4.56,detroit locker,broken ARB in front,440 stroked and built for torque not HP,and I am the orignal owner.


----------



## Eyesell (Nov 7, 2003)

Great pictures, just noticed, are you running chains in the back only or one side in the front ?


----------



## Rich Hunter (Jan 1, 2007)

Eyesell;356741 said:


> Great pictures, just noticed, are you running chains in the back only or one side in the front ?

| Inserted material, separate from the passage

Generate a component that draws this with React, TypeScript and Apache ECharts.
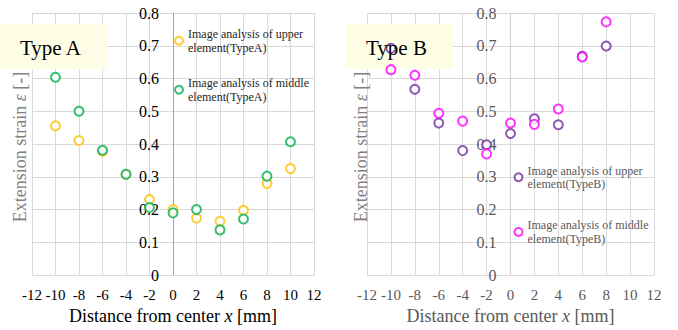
import React, { useEffect, useRef } from "react";
import * as echarts from "echarts";

const xA = [-10, -8, -6, -4, -2, 0, 2, 4, 6, 8, 10];
const upperA = [0.456, 0.411, 0.378, 0.307, 0.231, 0.2, 0.174, 0.164, 0.198, 0.28, 0.325];
const middleA = [0.604, 0.5, 0.381, 0.308, 0.206, 0.19, 0.2, 0.138, 0.171, 0.302, 0.407];

const xB = [-10, -8, -6, -4, -2, 0, 2, 4, 6, 8];
const upperB = [0.692, 0.567, 0.464, 0.38, 0.398, 0.432, 0.477, 0.459, 0.668, 0.699];
const middleB = [0.627, 0.61, 0.494, 0.47, 0.37, 0.464, 0.46, 0.507, 0.666, 0.773];

const nameUA = "Image analysis of upper\nelement(TypeA)";
const nameMA = "Image analysis of middle\nelement(TypeA)";
const nameUB = "Image analysis of upper\nelement(TypeB)";
const nameMB = "Image analysis of middle\nelement(TypeB)";

const FONT = "Liberation Serif";
const GRID = "#D9D9D9";

const pairs = (xs: number[], ys: number[]) => xs.map((x, i) => [x, ys[i]]);

function xAxisCfg(gridIndex: number, color: string) {
  return {
    type: "value",
    gridIndex,
    min: -12,
    max: 12,
    interval: 2,
    name: "Distance from center {i|x} [mm]",
    nameLocation: "middle",
    nameGap: 27,
    nameTextStyle: {
      fontFamily: FONT,
      fontSize: 18,
      color,
      rich: { i: { fontFamily: FONT, fontSize: 18, fontStyle: "italic", color } },
    },
    axisLine: { show: true, onZero: false, lineStyle: { color: GRID } },
    axisTick: { show: false },
    axisLabel: { fontFamily: FONT, fontSize: 15, color, margin: 12 },
    splitLine: { show: true, lineStyle: { color: GRID, width: 1 } },
  };
}

function yAxisCfg(gridIndex: number, color: string, lineColor: string, offset: number) {
  return {
    type: "value",
    gridIndex,
    min: 0,
    max: 0.8,
    interval: 0.1,
    offset,
    axisLine: { show: true, onZero: false, lineStyle: { color: lineColor } },
    axisTick: { show: false },
    axisLabel: {
      fontFamily: FONT,
      fontSize: 16,
      color,
      margin: 14,
      formatter: (v: number) => (v === 0 ? "0" : v.toFixed(1)),
    },
    splitLine: { show: true, lineStyle: { color: GRID, width: 1 } },
  };
}

function scatter(name: string, data: number[][], color: string, idx: number) {
  return {
    type: "scatter",
    name,
    xAxisIndex: idx,
    yAxisIndex: idx,
    data,
    symbol: "emptyCircle",
    symbolSize: 9,
    z: 3,
    itemStyle: { color, borderColor: color, borderWidth: 2 },
  };
}

export default function App() {
  const ref = useRef<HTMLDivElement>(null);
  useEffect(() => {
    if (!ref.current) return;
    const chart = echarts.init(ref.current, null, { renderer: "svg" });
    const legendBase = {
      orient: "vertical",
      itemWidth: 8,
      itemHeight: 8,
      icon: "emptyCircle",
      selectedMode: false,
      padding: 0,
      itemStyle: { borderWidth: 2 },
    };
    chart.setOption({
      animation: false,
      textStyle: { fontFamily: FONT },
      grid: [
        { left: 32, top: 13, width: 282, height: 267 },
        { left: 367, top: 13, width: 287, height: 267 },
      ],
      xAxis: [xAxisCfg(0, "#000000"), xAxisCfg(1, "#595959")],
      yAxis: [
        yAxisCfg(0, "#000000", "#A6A6A6", -141),
        yAxisCfg(1, "#595959", "#D0D0D0", -143.5),
      ],
      legend: [
        {
          ...legendBase,
          data: [nameUA, nameMA],
          left: 174,
          top: 20.5,
          itemGap: 8.5,
          textStyle: {
            fontFamily: FONT,
            fontSize: 12,
            lineHeight: 13.5,
            color: "#262626",
            padding: [13.5, 0, 0, 0],
          },
        },
        {
          ...legendBase,
          data: [nameUB, nameMB],
          left: 513.5,
          top: 157,
          itemGap: 14.2,
          textStyle: {
            fontFamily: FONT,
            fontSize: 12,
            lineHeight: 13.5,
            color: "#595959",
            padding: [13.5, 0, 0, 0],
          },
        },
      ],
      graphic: [
        { type: "rect", z: 1, shape: { x: 0, y: 24, width: 107, height: 45 }, style: { fill: "#FEFEE6" } },
        { type: "rect", z: 1, shape: { x: 346, y: 24, width: 107, height: 45 }, style: { fill: "#FEFEE6" } },
        {
          type: "text", z: 10, x: 20, y: 48,
          style: { text: "Type A", fontFamily: FONT, fontSize: 21, fill: "#000", verticalAlign: "middle" },
        },
        {
          type: "text", z: 10, x: 366, y: 48,
          style: { text: "Type B", fontFamily: FONT, fontSize: 21, fill: "#000", verticalAlign: "middle" },
        },
        {
          type: "text", z: 10, x: 20, y: 147, rotation: Math.PI / 2,
          style: {
            text: "Extension strain {i|ε} [-]",
            fontFamily: FONT, fontSize: 18, fill: "#7F7F7F", align: "center", verticalAlign: "middle",
            rich: { i: { fontFamily: FONT, fontSize: 18, fontStyle: "italic", fill: "#7F7F7F" } },
          },
        },
        {
          type: "text", z: 10, x: 360.5, y: 147, rotation: Math.PI / 2,
          style: {
            text: "Extension strain {i|ε} [-]",
            fontFamily: FONT, fontSize: 18, fill: "#7F7F7F", align: "center", verticalAlign: "middle",
            rich: { i: { fontFamily: FONT, fontSize: 18, fontStyle: "italic", fill: "#7F7F7F" } },
          },
        },
      ],
      series: [
        scatter(nameUA, pairs(xA, upperA), "#FFC000", 0),
        scatter(nameMA, pairs(xA, middleA), "#00B050", 0),
        scatter(nameUB, pairs(xB, upperB), "#7030A0", 1),
        scatter(nameMB, pairs(xB, middleB), "#FF00FF", 1),
      ],
    });
    return () => chart.dispose();
  }, []);
  return (
    <div
      ref={ref}
      style={{ position: "fixed", left: 0, top: 0, width: 678, height: 330, background: "#fff" }}
    />
  );
}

Rear axel only. Got them for the front just dont have them on.


----------



## clipper (Jan 21, 2007)

Do you run the chains on the open road, or just plowing? And how much do they help?


----------



## Rich Hunter (Jan 1, 2007)

clipper;357040 said:


> Do you run the chains on the open road, or just plowing? And how much do they help?


I try not to run them on hard pavement as they vibrate like hell but if I have to get fuel they do get driven for a short distance at low speed. They make a huge difference in the deep stuff and have been used in deep mud at the local mud hole and the rare beer run when we have a blizzard our ole ladys laugh at us when we pile in the truck to make a run. I have even used them in town plowing during heavy snows. Try them you might like them just dont use them in light snows or you wont. I have always kept a set in all my plow trucks over the years in fact when I ran subs in town it was on the list of required eguipment. If you got wings on your blade you will really like them when you get that heavy spring or early winter snow.


----------



## BushHogBoy (Nov 30, 2000)

that RC is FREAKIN SWEET! I'm in love!!!!!! Though I love a healthy built gas engine, I'd really like a 93 RC, Dana 60's, 3.54's, the same tires you and I have (35x12.50 BFG M/T's), 4" lift, with a 3" body lift, Cummins 12V P-pump (2nd gen 94-98), and a ATS transmission. That would make a sweet plow rig too! 
You should check out ramchargercentral.com join up and post some pics of your RC... the guys will love it. I'm BushHogBoy over there as well. 

NICE RIDE!!!!! wesport  xysport :waving:


----------